In a perfect world (which is actually almost common now), the process is going to involve a number of open standards: the text encoding (getting the keystrokes into code that the computer can understand) is taken care of by ASCII (or Unicode, etc.), the text editor will store that in a file format that encodes only the keystrokes into a text file, with the storage and retrieval processes using standardized write and read methods built into the operating system. Even though I working with at least four different pieces of intellectual property, the actual data still belongs to me because the intellectual properties I am using are based on open standards. As long as I am using a text editor (any will do) that understand how to read and write basic ASCII text, I can always view and edit my words. Likewise, anyone else that I give the letter or note to can read and edit what I have written as long as they use any text editor that follows the open standards I used to create the file. Cool, right? Except that this isn't a perfect world and here's why in two words, intellectual property.

Intellectual property affects not only what you write, draw, or create, but how you do it. In the FOSS (Free and Open Source Software) world, the means of creation of your work is not subjected to another's intellectual property rights. What you create will still belong to you - the means of creation are usually open standards. In proprietary software, the intellectual property rights exerted on your creation might mean that you give your creation IP rights to the maker of the proprietary software you use to create your work. How dumb is that? Typically, you are at the mercy of the proprietary software maker to continue to support file formats, design tools, etc. for you to be able to retrieve your original work. Worse, in order for others to be able to view your work, they must subject themselves to the will (whims) of the propriety software maker you used to create your work and either purchase the same software, or find some sort of viewer program that can handle the proprietary file format.

Intellectual property laws were created just recently (really, they started to be developed in the 1970s) in the grand scheme of things legal. Supposedly, they were to keep others from taking your idea and moving it to market before you were able to, thus getting the lions share of the money to be made from your idea.
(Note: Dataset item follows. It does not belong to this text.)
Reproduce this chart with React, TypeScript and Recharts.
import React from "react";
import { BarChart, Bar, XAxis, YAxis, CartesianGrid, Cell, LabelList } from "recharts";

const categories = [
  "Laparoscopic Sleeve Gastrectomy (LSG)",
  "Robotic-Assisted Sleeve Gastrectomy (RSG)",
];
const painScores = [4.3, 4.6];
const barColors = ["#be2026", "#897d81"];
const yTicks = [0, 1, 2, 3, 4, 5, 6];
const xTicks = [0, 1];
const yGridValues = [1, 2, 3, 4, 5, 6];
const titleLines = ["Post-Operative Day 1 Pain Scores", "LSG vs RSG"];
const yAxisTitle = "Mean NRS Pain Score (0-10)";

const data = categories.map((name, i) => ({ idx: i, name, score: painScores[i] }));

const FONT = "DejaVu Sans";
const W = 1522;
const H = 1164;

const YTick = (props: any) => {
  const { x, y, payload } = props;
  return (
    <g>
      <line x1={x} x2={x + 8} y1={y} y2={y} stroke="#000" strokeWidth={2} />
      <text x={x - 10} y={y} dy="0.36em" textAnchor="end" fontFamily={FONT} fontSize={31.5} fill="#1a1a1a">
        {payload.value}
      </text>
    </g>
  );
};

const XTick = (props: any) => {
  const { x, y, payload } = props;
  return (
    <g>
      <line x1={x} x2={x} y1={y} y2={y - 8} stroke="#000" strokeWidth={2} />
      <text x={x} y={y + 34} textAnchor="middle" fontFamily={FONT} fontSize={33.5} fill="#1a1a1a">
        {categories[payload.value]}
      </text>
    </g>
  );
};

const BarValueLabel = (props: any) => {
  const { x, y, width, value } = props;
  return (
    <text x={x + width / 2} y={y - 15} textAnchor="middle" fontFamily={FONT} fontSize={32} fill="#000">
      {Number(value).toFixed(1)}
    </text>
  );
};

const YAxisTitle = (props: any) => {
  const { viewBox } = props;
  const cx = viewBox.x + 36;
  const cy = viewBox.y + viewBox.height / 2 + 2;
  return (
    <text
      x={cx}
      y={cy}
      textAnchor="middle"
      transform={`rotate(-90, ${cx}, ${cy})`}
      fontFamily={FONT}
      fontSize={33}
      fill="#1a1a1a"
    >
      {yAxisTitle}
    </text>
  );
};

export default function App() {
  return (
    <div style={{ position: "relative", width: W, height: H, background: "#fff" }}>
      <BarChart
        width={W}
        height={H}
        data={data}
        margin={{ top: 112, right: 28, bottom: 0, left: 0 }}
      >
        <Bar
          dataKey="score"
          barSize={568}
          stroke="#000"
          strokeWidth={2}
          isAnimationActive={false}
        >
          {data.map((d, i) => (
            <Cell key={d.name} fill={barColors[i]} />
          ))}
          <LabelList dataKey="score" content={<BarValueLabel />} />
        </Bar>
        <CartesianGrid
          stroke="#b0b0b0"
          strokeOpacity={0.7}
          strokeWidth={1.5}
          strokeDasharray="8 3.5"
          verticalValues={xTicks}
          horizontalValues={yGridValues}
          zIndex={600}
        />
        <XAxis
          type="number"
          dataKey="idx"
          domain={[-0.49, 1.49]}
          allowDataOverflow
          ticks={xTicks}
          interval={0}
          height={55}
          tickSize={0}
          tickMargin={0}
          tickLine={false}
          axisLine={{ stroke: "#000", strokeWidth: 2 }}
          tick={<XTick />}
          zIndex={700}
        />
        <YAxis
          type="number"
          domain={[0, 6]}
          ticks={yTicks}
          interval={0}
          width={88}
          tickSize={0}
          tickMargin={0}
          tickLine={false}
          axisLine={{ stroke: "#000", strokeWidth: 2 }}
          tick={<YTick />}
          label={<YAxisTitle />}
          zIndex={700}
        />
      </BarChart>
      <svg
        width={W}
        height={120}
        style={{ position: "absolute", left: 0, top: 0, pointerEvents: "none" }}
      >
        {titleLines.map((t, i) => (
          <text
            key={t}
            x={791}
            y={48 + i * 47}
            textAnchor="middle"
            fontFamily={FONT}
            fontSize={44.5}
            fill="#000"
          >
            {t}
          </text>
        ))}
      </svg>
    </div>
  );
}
This well-meaning legal situation was quickly perverted into something that stifles innovation and rewards the holder of the intellectual property rights (typically, not the person who came up with the idea). In the music and motion picture industries, the artists receive only a few pennies per purchase of their work, while the corporate entity that holds the artist's IP gets the most money per sale. This is being justified by saying the distribution and marketing of the artist's work, as well as for the protection of the artist's IP. Of course, the corporation can pick and choose which artists they want to promote and protect - the bottom line being what the corporate entity thinks is going to make them the most money. Once the artist is "in", that artist has been locked into to a proprietary format that takes more money and lawyers to ever be able to get them out, let alone to be able to get back the rights to their own IP. We are seeing the same thing happening in the software industry - it's called vendor lock in.